» **Collected data**:
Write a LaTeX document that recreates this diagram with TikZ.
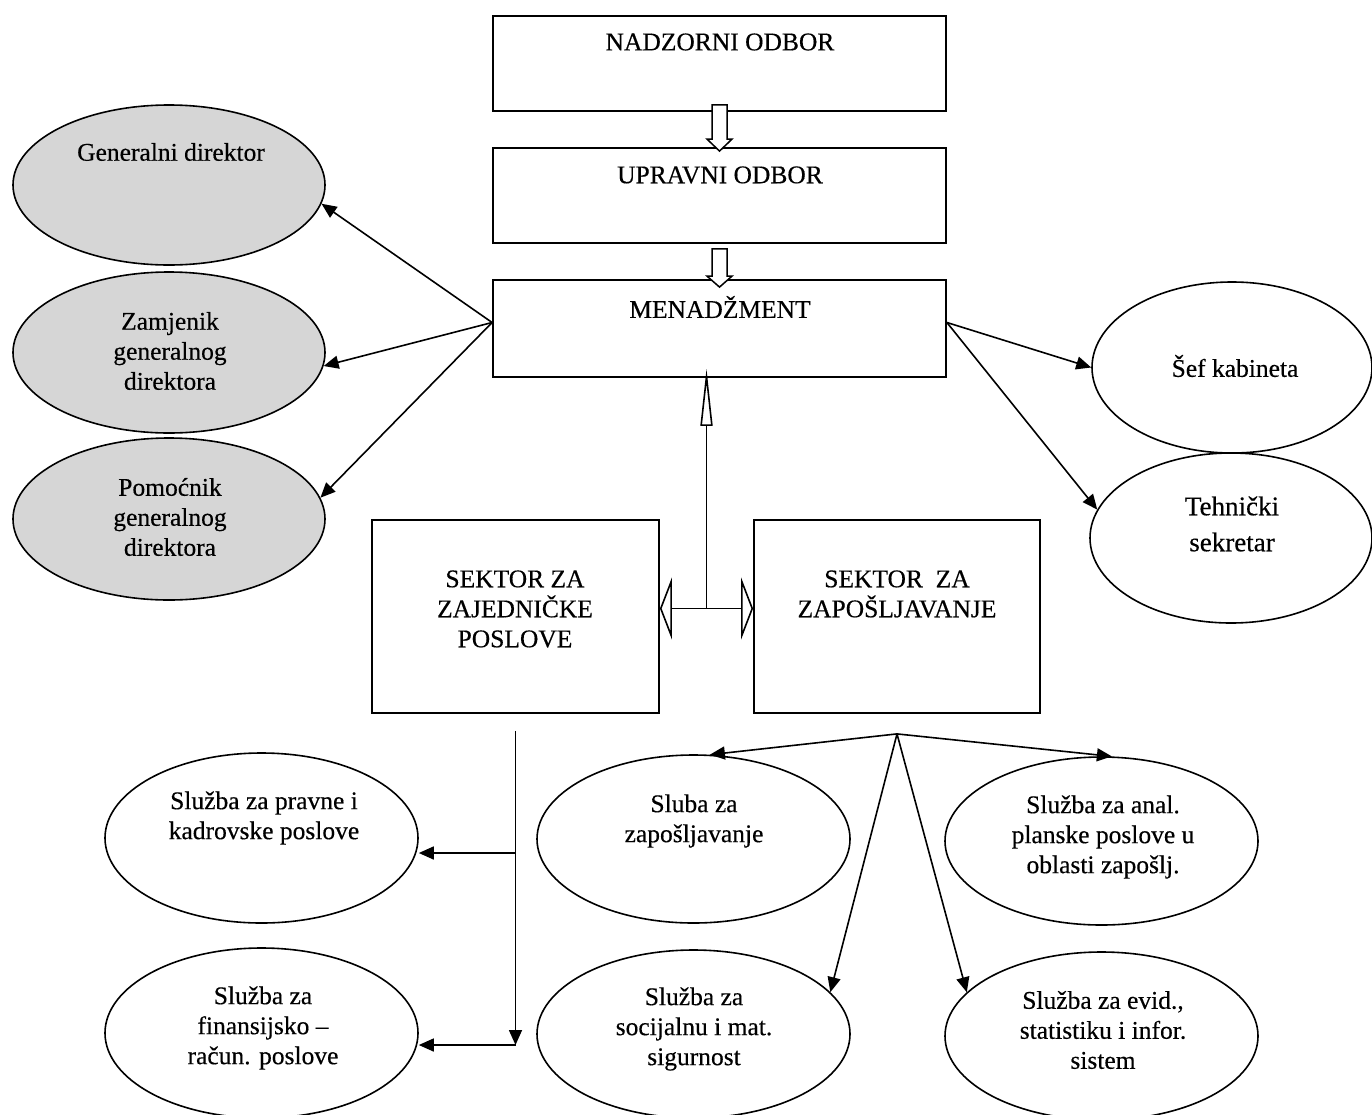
\documentclass[tikz,border=0pt]{standalone}
\usepackage{fontspec}
\setmainfont{Liberation Serif}[FakeBold=0.35]
\usetikzlibrary{arrows.meta,calc,shapes.geometric}
\begin{document}
\begin{tikzpicture}[x=1pt,y=-1pt,
  box/.style={draw, line width=1.8pt, fill=white, inner sep=0pt},
  oval/.style={ellipse, draw, line width=1.6pt, inner sep=0pt},
  shaded/.style={oval, fill=black!16},
  plain/.style={oval, fill=white},
  txt/.style={font=\fontsize{25.5}{30}\selectfont, align=center, inner sep=0pt},
  conn/.style={line width=1.6pt, -{Triangle[length=15pt,width=13pt]}},
  hollow/.style={draw, line width=1.5pt, fill=white, line join=miter},
  openline/.style={line width=1.6pt},
]
\useasboundingbox (0,0) rectangle (1372,1114);

% boxes
\node[box, minimum width=453pt, minimum height=95pt] (nad) at (719.5,63.5) {};
\node[box, minimum width=453pt, minimum height=95pt] (up) at (719.5,195.5) {};
\node[box, minimum width=453pt, minimum height=97pt] (mg) at (719.5,328.5) {};
\node[box, minimum width=287pt, minimum height=193pt] (zaj) at (515.5,616.5) {};
\node[box, minimum width=286pt, minimum height=193pt] (zap) at (897,616.5) {};

% ellipses
\node[shaded, minimum width=312pt, minimum height=160pt] (gd) at (169,185) {};
\node[shaded, minimum width=312pt, minimum height=161pt] (gz) at (169,352.5) {};
\node[shaded, minimum width=312pt, minimum height=162pt] (gp) at (169,519) {};
\node[plain, minimum width=280pt, minimum height=171pt] (sk) at (1232,367.5) {};
\node[plain, minimum width=282pt, minimum height=170pt] (ts) at (1231,538) {};
\node[plain, minimum width=313pt, minimum height=170pt] (pr) at (261.5,838) {};
\node[plain, minimum width=313pt, minimum height=170pt] (fi) at (261.5,1033) {};
\node[plain, minimum width=313pt, minimum height=168pt] (sz) at (693.5,839) {};
\node[plain, minimum width=313pt, minimum height=168pt] (ss) at (693.5,1034) {};
\node[plain, minimum width=313pt, minimum height=168pt] (an) at (1101.5,841) {};
\node[plain, minimum width=313pt, minimum height=168pt] (ev) at (1101.5,1036) {};

% texts
\node[txt] (tnad) at (720,42) {NADZORNI ODBOR};
\node[txt] (tup) at (720,175) {UPRAVNI ODBOR};
\node[txt] (tmg) at (720,307) {MENADŽMENT};
\node[txt] (tgd) at (171,152) {Generalni direktor};
\node[txt] (tgz) at (170,351) {Zamjenik\\generalnog\\direktora};
\node[txt] (tgp) at (170,517) {Pomoćnik\\generalnog\\direktora};
\node[txt] (tsk) at (1235,366) {Šef kabineta};
\node[txt, font=\fontsize{27}{36}\selectfont] (tts) at (1232,524) {Tehnički\\sekretar};
\node[txt] (tzaj) at (515,609) {SEKTOR ZA\\ZAJEDNIČKE\\POSLOVE};
\node[txt] (tzap) at (897,594) {SEKTOR\ \ ZA\\ZAPOŠLJAVANJE};
\node[txt] (tpr) at (264,818) {Služba za pravne i\\kadrovske poslove};
\node[txt] (tfi) at (263,1028) {Služba za\\finansijsko –\\račun. poslove};
\node[txt] (tsz) at (694,821) {Sluba za\\zapošljavanje};
\node[txt] (tss) at (694,1029) {Služba za\\socijalnu i mat.\\sigurnost};
\node[txt] (tan) at (1103,837) {Služba za anal.\\planske poslove u\\oblasti zapošlj.};
\node[txt] (tev) at (1103,1030) {Služba za evid.,\\statistiku i infor.\\sistem};

% hollow block arrows
\draw[hollow] ($(nad.south)+(-7.5,-7)$) -- ($(up.north)+(-7.5,-8)$) -- ($(up.north)+(-12.5,-8)$)
  -- ($(up.north)+(0,4)$) -- ($(up.north)+(12.5,-8)$) -- ($(up.north)+(7.5,-8)$)
  -- ($(nad.south)+(7.5,-7)$) -- cycle;
\draw[hollow] ($(up.south)+(-7.5,5)$) -- ($(mg.north)+(-7.5,-3)$) -- ($(mg.north)+(-12.5,-3)$)
  -- ($(mg.north)+(0,8)$) -- ($(mg.north)+(12.5,-3)$) -- ($(mg.north)+(7.5,-3)$)
  -- ($(up.south)+(7.5,5)$) -- cycle;

% management side arrows
\coordinate (ml) at ($(mg.west)+(0,-6)$);
\coordinate (mr) at ($(mg.east)+(0,-6)$);
\draw[conn] (ml) -- (gd.-7);
\draw[conn] (ml) -- (gz.-5);
\draw[conn] (ml) -- (gp.8);
\draw[conn] (mr) -- (sk.west);
\draw[conn] (mr) -- (ts.168);

% sector junction
\coordinate (jn) at ($(zaj.east)!.5!(zap.west)+(0,-8)$);
\draw[openline, -{Triangle[open, length=57pt, width=12pt]}, shorten >=-9pt] (jn) -- (jn |- mg.south);
\draw[openline, -{Triangle[open, length=12pt, width=62pt]}] (jn) -- (jn -| zaj.east);
\draw[openline, -{Triangle[open, length=12pt, width=62pt]}] (jn) -- (jn -| zap.west);

% left services
\coordinate (vs) at ($(zaj.south)+(0,17)$);
\coordinate (ve) at ($(zaj.south |- fi.east)+(0,12)$);
\coordinate (b1) at ($(zaj.south |- pr.east)+(0,15)$);
\draw[conn] (vs) -- (ve);
\draw[conn] (b1) -- (b1 -| pr.east);
\draw[conn] (ve) -- (ve -| fi.east);

% right services fan
\coordinate (fan) at ($(zap.south)+(0,20)$);
\draw[conn] (fan) -- (sz.79);
\draw[conn] (fan) -- (an.83);
\draw[conn] (fan) -- (ss.17);
\draw[conn] (fan) -- (ev.162);
\end{tikzpicture}
\end{document}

» **Aim of the task**: Without the pictures, please reproduce each line of the listing above exactly, from the first one through the line bearing "minimum width=286pt, minimum".

» **Solution for this exercise**:
Write a LaTeX document that recreates this diagram with TikZ.
\documentclass[tikz,border=0pt]{standalone}
\usepackage{fontspec}
\setmainfont{Liberation Serif}[FakeBold=0.35]
\usetikzlibrary{arrows.meta,calc,shapes.geometric}
\begin{document}
\begin{tikzpicture}[x=1pt,y=-1pt,
  box/.style={draw, line width=1.8pt, fill=white, inner sep=0pt},
  oval/.style={ellipse, draw, line width=1.6pt, inner sep=0pt},
  shaded/.style={oval, fill=black!16},
  plain/.style={oval, fill=white},
  txt/.style={font=\fontsize{25.5}{30}\selectfont, align=center, inner sep=0pt},
  conn/.style={line width=1.6pt, -{Triangle[length=15pt,width=13pt]}},
  hollow/.style={draw, line width=1.5pt, fill=white, line join=miter},
  openline/.style={line width=1.6pt},
]
\useasboundingbox (0,0) rectangle (1372,1114);

% boxes
\node[box, minimum width=453pt, minimum height=95pt] (nad) at (719.5,63.5) {};
\node[box, minimum width=453pt, minimum height=95pt] (up) at (719.5,195.5) {};
\node[box, minimum width=453pt, minimum height=97pt] (mg) at (719.5,328.5) {};
\node[box, minimum width=287pt, minimum height=193pt] (zaj) at (515.5,616.5) {};
\node[box, minimum width=286pt, minimum height=193pt] (zap) at (897,616.5) {};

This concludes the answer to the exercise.